→ WORK INSTRUCTIONS:
Where a line holds the string "matplotlib", return that line.

→ THE INPUT:
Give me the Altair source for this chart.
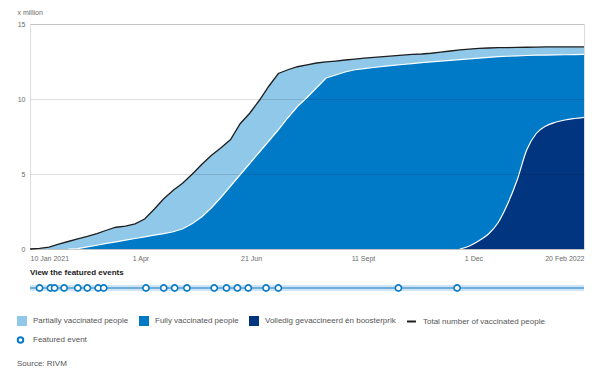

...

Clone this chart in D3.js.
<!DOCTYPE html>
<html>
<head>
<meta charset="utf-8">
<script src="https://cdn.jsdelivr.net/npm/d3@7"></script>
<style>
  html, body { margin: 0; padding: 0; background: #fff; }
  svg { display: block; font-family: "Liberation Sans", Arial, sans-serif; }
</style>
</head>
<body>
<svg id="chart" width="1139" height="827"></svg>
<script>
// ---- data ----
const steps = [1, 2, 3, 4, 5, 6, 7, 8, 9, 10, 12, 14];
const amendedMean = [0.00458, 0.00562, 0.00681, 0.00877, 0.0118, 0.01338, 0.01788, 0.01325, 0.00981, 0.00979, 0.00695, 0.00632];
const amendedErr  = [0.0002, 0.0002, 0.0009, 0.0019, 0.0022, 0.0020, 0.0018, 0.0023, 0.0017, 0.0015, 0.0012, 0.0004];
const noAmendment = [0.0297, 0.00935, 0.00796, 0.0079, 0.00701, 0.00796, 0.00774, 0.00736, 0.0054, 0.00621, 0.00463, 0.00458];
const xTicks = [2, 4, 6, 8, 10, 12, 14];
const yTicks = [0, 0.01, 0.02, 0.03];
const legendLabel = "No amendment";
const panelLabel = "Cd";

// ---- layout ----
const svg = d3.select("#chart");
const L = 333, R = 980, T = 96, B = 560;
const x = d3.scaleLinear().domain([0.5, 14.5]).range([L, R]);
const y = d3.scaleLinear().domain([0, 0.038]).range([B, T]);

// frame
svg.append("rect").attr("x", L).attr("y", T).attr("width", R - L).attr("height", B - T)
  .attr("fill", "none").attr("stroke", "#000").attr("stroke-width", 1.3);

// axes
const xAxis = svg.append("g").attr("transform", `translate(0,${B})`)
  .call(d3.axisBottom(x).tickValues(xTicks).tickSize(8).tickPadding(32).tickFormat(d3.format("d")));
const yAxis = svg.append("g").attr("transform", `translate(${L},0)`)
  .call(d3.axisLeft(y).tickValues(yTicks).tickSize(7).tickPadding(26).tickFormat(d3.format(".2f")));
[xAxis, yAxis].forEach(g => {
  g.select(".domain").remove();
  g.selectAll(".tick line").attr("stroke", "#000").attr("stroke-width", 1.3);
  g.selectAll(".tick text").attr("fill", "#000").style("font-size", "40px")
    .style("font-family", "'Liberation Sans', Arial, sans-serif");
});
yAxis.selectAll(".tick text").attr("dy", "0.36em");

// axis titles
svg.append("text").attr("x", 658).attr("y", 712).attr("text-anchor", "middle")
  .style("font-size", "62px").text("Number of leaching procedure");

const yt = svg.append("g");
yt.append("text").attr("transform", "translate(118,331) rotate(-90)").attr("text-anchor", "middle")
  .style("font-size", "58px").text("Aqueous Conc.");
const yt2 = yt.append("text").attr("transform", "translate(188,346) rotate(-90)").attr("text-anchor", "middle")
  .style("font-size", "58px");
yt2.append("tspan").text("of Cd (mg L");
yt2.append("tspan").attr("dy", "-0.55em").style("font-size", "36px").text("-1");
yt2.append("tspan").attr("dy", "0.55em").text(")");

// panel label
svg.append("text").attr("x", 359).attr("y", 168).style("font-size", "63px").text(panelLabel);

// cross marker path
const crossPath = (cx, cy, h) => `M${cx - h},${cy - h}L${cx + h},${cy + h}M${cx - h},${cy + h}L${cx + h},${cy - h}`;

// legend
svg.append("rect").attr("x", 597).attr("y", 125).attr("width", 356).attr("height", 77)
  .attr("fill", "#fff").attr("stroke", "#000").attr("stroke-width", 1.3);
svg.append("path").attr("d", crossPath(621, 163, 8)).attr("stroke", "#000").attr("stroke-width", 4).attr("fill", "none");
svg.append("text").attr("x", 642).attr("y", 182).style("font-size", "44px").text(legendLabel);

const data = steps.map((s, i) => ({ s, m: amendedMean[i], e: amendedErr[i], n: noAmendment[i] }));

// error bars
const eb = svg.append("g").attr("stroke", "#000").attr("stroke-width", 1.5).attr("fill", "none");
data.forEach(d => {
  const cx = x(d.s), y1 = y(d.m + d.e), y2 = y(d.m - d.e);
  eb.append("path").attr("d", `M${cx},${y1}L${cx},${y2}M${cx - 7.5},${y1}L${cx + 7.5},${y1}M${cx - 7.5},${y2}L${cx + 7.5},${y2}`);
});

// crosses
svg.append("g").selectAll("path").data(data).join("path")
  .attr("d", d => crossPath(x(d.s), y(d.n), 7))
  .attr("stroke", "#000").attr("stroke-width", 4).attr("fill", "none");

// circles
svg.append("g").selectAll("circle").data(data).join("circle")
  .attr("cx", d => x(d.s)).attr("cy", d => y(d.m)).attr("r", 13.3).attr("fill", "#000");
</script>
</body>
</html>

---

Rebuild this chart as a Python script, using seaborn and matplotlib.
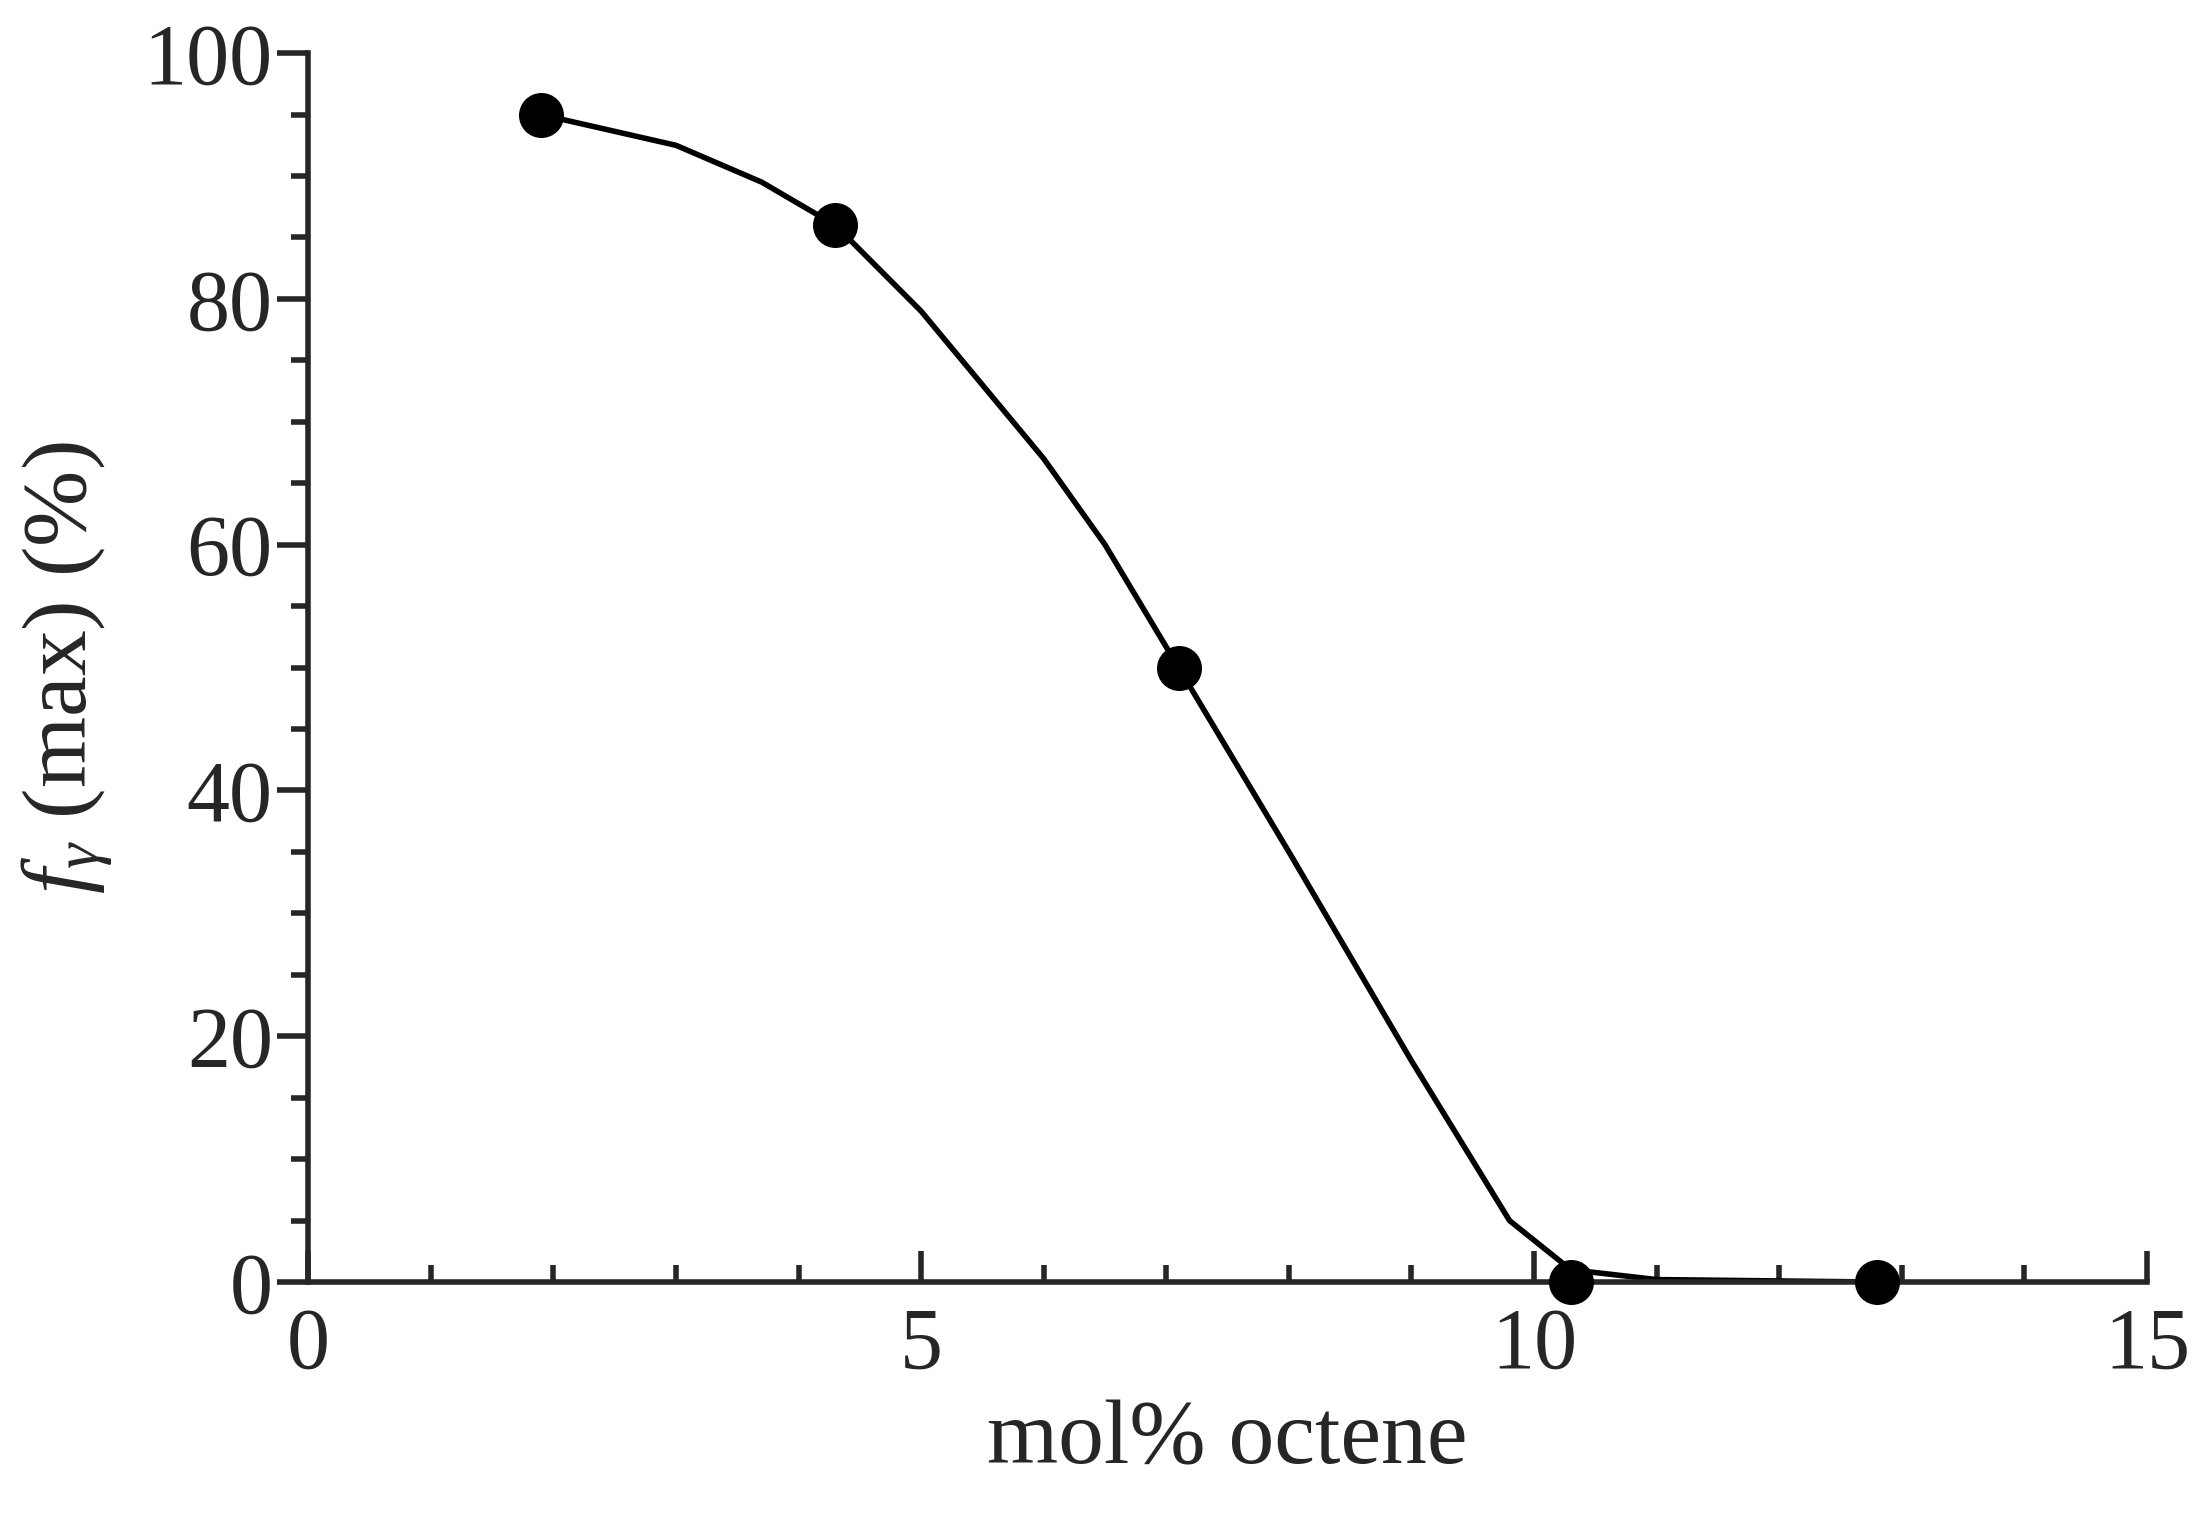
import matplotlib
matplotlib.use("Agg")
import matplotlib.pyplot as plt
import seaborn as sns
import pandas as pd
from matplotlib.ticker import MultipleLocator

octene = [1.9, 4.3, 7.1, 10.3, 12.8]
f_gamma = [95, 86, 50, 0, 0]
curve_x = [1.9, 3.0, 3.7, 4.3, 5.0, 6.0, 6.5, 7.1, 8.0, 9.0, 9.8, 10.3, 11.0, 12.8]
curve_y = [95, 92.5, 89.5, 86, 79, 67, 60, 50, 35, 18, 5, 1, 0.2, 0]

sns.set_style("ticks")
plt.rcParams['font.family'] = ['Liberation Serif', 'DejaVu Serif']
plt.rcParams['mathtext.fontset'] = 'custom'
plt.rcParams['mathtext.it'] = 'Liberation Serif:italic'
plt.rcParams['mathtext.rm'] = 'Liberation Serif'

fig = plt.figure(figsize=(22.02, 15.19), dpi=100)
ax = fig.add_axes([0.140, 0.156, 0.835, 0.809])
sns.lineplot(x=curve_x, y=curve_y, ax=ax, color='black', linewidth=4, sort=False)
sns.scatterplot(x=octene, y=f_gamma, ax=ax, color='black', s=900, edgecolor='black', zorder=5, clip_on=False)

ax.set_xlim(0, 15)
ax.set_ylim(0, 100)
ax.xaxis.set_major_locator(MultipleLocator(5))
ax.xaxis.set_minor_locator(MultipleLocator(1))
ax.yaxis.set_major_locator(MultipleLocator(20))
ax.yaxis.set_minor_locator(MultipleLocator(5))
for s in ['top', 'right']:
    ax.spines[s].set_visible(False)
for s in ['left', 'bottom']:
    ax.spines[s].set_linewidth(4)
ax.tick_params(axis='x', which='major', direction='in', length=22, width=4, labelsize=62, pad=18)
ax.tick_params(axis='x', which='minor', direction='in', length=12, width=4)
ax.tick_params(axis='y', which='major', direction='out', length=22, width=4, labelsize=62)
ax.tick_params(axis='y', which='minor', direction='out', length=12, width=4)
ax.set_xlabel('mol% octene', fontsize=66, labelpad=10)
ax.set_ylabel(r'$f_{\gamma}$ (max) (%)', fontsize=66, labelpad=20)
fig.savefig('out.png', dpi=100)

→ RESULT OF THIS EXERCISE:
Rebuild this chart as a Python script, using seaborn and matplotlib.
import matplotlib
matplotlib.use("Agg")
import matplotlib.pyplot as plt
from matplotlib.ticker import MultipleLocator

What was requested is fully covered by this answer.